With about a minute-and-a-half remaining, Muller pulled Murphy for the extra attacker and Calgary's Jarome Iginla fired a shot from center ice into the empty net to make it 7-4.
Murphy returned to the net and soon afterward made his first NHL save on a long shot by Tim Jackman. But in the last half-minute of regulation, Chad LaRose and then Staal, their tallies sandwiched around Murphy's second save. That made it a 7-6 game and that's how it would end.
And the goalie of record when the winning goal was scored -- Iginla's empty-netter -- was Murphy, who had been watching from the bench, the same place he was for every Calgary goal that night.
Elias Sports Bureau, which tracks these things, told the Hurricanes about the unique place that Murphy now holds in hockey history: getting tagged with an "L' before ever surrendering a goal in an NHL game. His hockey card now reads: 1 game, 0 wins, 1 loss, 8:37 minutes played, 0 goals allowed, goals-against average of 0.00, 2 shots against, save percentage of 1.000.
The morning after the game, I got a phone call -- as I figured I would -- from my old friend Marc Nathan in Los Angeles, who just hates the way the NHL judges wins and losses, the first goal that provides the margin of victory is designated the game-winner. He feels it should be the goal after which the team never relinquishes the lead.

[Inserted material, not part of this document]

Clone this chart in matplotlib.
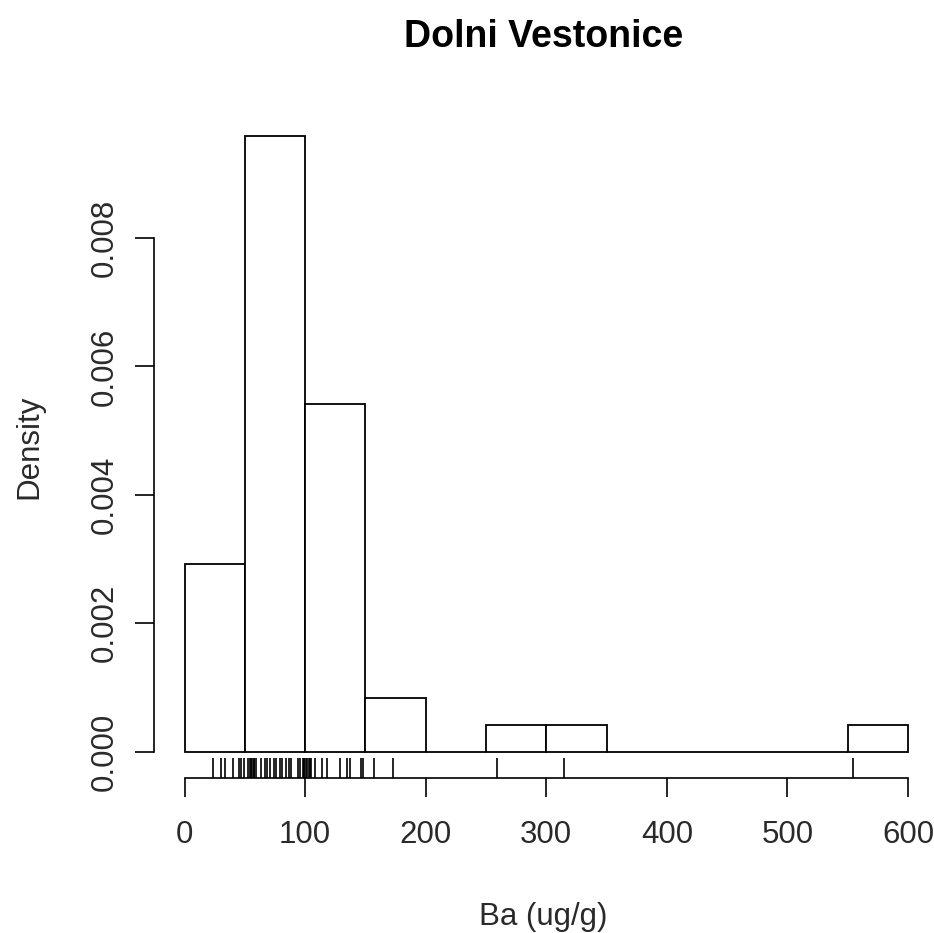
import numpy as np
import matplotlib.pyplot as plt
from matplotlib.transforms import blended_transform_factory

plt.rcParams['font.family'] = ['Liberation Sans', 'DejaVu Sans']

# Ba concentrations (ug/g) read from the rug
ba_values = [
    24, 30, 34, 40, 45, 47, 49,
    53, 54.5, 55, 56, 57.5, 58, 59, 63.6, 66.4, 68.3, 70.5, 73.9, 76.1,
    78.8, 81, 83.8, 86.6, 88.5, 94, 96, 98, 99, 99.5,
    101, 102, 103, 104, 105, 108, 114, 118, 129, 135, 137, 146, 148,
    157, 173,
    259, 314.5, 554,
]
bin_edges = list(range(0, 650, 50))
x_ticks = [0, 100, 200, 300, 400, 500, 600]
y_ticks = [0.000, 0.002, 0.004, 0.006, 0.008]

W, H = 934, 933
fig = plt.figure(figsize=(W / 100, H / 100), dpi=100)
left, right, top, bottom = 154.3, 934, 112, 778.3
ax = fig.add_axes([left / W, 1 - bottom / H, (right - left) / W, (bottom - top) / H])

ax.hist(ba_values, bins=bin_edges, density=True, facecolor='white',
        edgecolor='black', linewidth=1.3)

# rug along the bottom of the plot region
trans = blended_transform_factory(ax.transData, ax.transAxes)
ax.vlines(ba_values, 0, 0.03, transform=trans, color='black', linewidth=1.2)

xs = 723.5 / 600
ax.set_xlim(-(184.5 - left) / xs, (right - 184.5) / xs)
ys = 513.7 / 0.008
ax.set_ylim(-(bottom - 751.7) / ys, (751.7 - top) / ys)

for s in ['top', 'right']:
    ax.spines[s].set_visible(False)
ax.spines['left'].set_bounds(0, 0.008)
ax.spines['bottom'].set_bounds(0, 600)
for s in ['left', 'bottom']:
    ax.spines[s].set_linewidth(1.2)

ax.set_xticks(x_ticks)
ax.set_xticklabels([str(v) for v in x_ticks])
ax.set_yticks(y_ticks)
ax.set_yticklabels([f'{v:.3f}' for v in y_ticks], rotation=90, va='center')
ax.tick_params(axis='both', length=13.7, width=1.2, labelsize=22.5,
               labelcolor='#2a2a2a', pad=16)
ax.tick_params(axis='y', pad=11)

fig.text(543.7 / W, 1 - 46.7 / H, 'Dolni Vestonice', ha='center',
         va='baseline', fontsize=27, fontweight='bold')
fig.text(543.5 / W, 1 - 924.5 / H, 'Ba (ug/g)', ha='center',
         va='baseline', fontsize=22.5, color='#2a2a2a')
fig.text(37 / W, 1 - 447 / H, 'Density', ha='center', va='baseline',
         rotation=90, rotation_mode='anchor', fontsize=22.5, color='#2a2a2a')

fig.savefig('out.png', dpi=100, facecolor='white')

"I've always believed in the baseball rule," he said. "If your team doesn't relinquish a lead, there's your winning and losing pitcher. It's the time when the lead changes hands. That's not the NHL rule; I get that. When Iginla scores the goal to make it 7-4, and the game-winning goal is the fifth one. Then Carolina scores and makes it 7-5 and the game-winning goal changes. Then they score again and the game-winning goal changes again. It doesn't seem like the game-winning goal should change because the Flames never relinquished the lead."
Marc went on, pointing out that in the Avalanche-Canucks game the same night, Vancouver's Roberto Luongo was injured and replaced by Cory Schneider. They ended up sharing a 6-0 shutout. Luongo got the win because he was the goalie when his team scored the first goal, although Schneider played most of the game. "But what if Schneider had a clause in his contract that paid off for wins?" Marc asked theoretically. "The game gets to be 5-0 and he just lets one in so he can get the 'W'. It's bizarre."
"It's not going to change," laughs the NHL's chief statistician, Benny Ercolani, another old friend of mine who has had this discussion many times before. "That's baseball's rule. This is ours."
Benny seriously doubts that an NHL goalie like Schneider would purposely allow a goal, considering that netminders prize their save percentage stats above all. "Sometimes you get quirky things like what happened in Calgary, but that's the fun of it. I don't think it bothered Murphy that much."
Apparently not. He called the game "an incredible experience," and told Chip Alexander of The Raleigh News & Observer, "I'm the backup goalie, so you go in and do what you can for the team. You don't like that your team is losing. Cam Ward is such a great goalie and great person, I'll take a loss for him any day."
Ercolani pointed out that even when a team loses a 0-0 tie in the shootout, the goalie does not get a loss on his record, so what happened to Murphy, getting the "L" without surrendering a goal, is probably unprecedented.
"It's gone the other way too," Ercolani says. "I seem to remember a game, it might have been Colorado, when Patrick Roy had to leave to get his equipment fixed, and Craig Billington came in for a very short time, didn't have to stop a shot, the Avalanche scored the game-winner, Roy came back in and finished the game, but Billington got the win because he was in there at the time Colorado scored.
"But this one, with Murphy -- a 0.00 average, 1.000 save percentage and the regulation loss --I doubt something like this will ever happen again."